Government opposes special refugee ruling for army interpreters

The cabinet has decided there is to be no new ruling to protect foreigners who act as interpreters for the Dutch army on foreign missions, despite opposition calls for action.

MPs on Tuesday night debate the safety of interpreters in light of the case of Abdul Ghafoor Ahmadzai. He worked for the Dutch army in Uruzgan and first fled to Norway in 2010 after his brother was murdered. He came to the Netherlands when his asylum claim there was rejected.

Junior justice minister Fred Teeven had planned to deport Ahmazai to Norway, where he faced being returned to Afghanistan but has now relented and told the immigration services to investigate his case.


Opposition MPs had called on the government to come up with proper rules to cover interpreters but Labour MPs said this is unnecessary.
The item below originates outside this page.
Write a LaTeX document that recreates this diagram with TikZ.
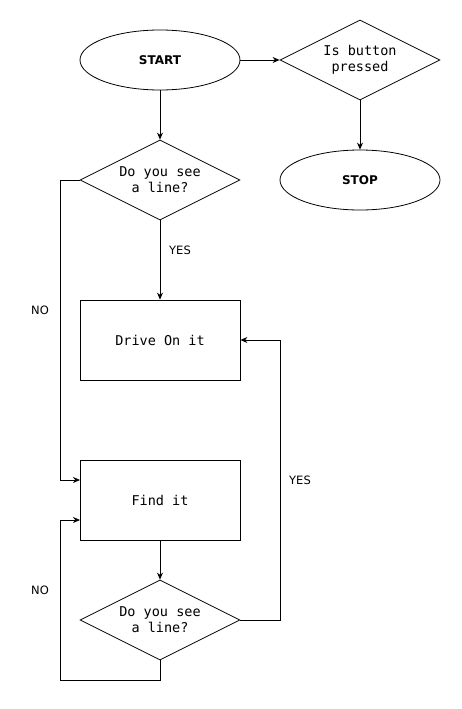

Defence minister Jeanine Hennis told MPs during the debate interpreters and other locals who work for Dutch missions are not abandoned. ‘They deserve full support,’ she said.

There are, she said, sufficient options to protect interpreters. Military chiefs can request protection – which may lead to refugee status – and interpreters can request it themselves, although many are not aware of this option.

Around 120 locals worked for the Dutch as interpreters in Uruzgan between 2006 and 2010.